I want to spend a few minutes on the difference, because most of us are still doing this on hard mode without realizing it.
Mentorship Gives You Perspective. Sponsorship Spends Political Capital.
A mentor talks to you. A sponsor talks about you. That distinction sounds small until you realize it is the entire game.
When a mentor sees a problem in your work, they meet you for coffee and walk you through it. That is real value, and I do not want to diminish it. But when a sponsor sees you ready for the next role, they walk into a closed-door succession planning meeting and put your name on the list. They attach their reputation to your advancement. They take on risk. That is a different kind of investment.
If your professional development conversations have been heavier on the first kind than the second kind for years, you are not lacking insight. You are lacking advocacy. Those are not the same problem and they do not have the same solution.
Sponsorship Is a Request, Not a Hope.
One of the harder pieces of feedback I had to internalize is that sponsorship is something you ask for. Most of us are waiting to be sponsored the way we were mentored, where someone picks us out of the crowd and offers. It does not work that way at the level where it matters most.
“Will you put my name forward for this role” is a different conversation than “Can we have coffee.” It feels presumptuous. It is not. It is precise. The most respected leaders I know are not offended by it. They are relieved by it. Knowing exactly what advocacy you are asking them for makes it easier for them to give.
The ask itself also signals readiness. Senior leaders are watching for evidence that you understand how advancement actually works at their altitude. A clean, specific sponsorship request is one of the strongest pieces of evidence you can offer.
Build a Sponsor Portfolio, Not a Single Champion.
The model I should have used a decade earlier is portfolio thinking. Not one sponsor, not even two, but a deliberate set of senior leaders who each see a different dimension of your work and are each willing to spend a different kind of political capital on your behalf. One sponsors you for visibility. One sponsors you for opportunity. One sponsors you for protection in tough rooms.
The strongest sponsorship portfolios are not the longest ones. They are the right relationships, with the right authority, with the right willingness to advocate. Quality of capital, not quantity of contacts.
Diversification matters here for the same reason it matters in any other portfolio. A single champion is a single point of failure for your trajectory. When that person leaves the company, retires, or simply runs out of political capital on your behalf, your advancement plan goes with them.
Reciprocate the Capital. Deliberately.
The piece of sponsorship that does not get talked about enough is the reciprocity. The strongest sponsorship relationships are the ones where the person being sponsored makes the sponsor look good in return. You are not just receiving advocacy. You are demonstrating that the advocacy was a smart bet.

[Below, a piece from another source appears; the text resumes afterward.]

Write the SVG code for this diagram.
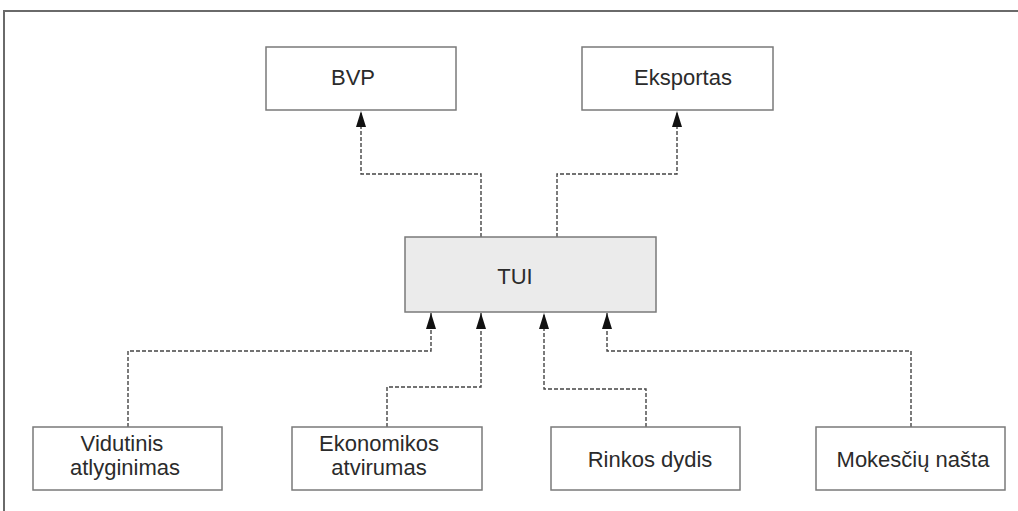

That looks like delivering on the role they put you forward for. Sending a quick note when their team succeeds. Connecting them with someone in your network who solves a problem they mentioned. Treating their political capital with the same care you would want them to treat yours. Sponsorship is a relationship, not a transaction, and the people who succeed at it understand that without being told.
The Sponsor Conversation You Are Not Having Yet
If your relationship map is mentor-heavy, audit it this quarter. Look at the names. Ask which of them have positional authority in rooms you are not yet in. Of those, ask which ones have ever advocated for you out loud, in front of others, in a way that moved your trajectory. That is your real sponsor count.
If the number is low, that is the number to grow. Not your follower count. Not your mentor count. The count of senior leaders who are willing to spend their political capital on your advancement.
Pick one senior leader this month and have the sponsorship conversation. Tell them what role you are aiming for. Tell them what you would need them to do to advocate for you. Ask them, plainly, if they are willing. The worst outcome is a polite no, and a polite no is still useful information about your portfolio.
The data has been telling us this for years. The script around our development has not caught up. It is on us to update it.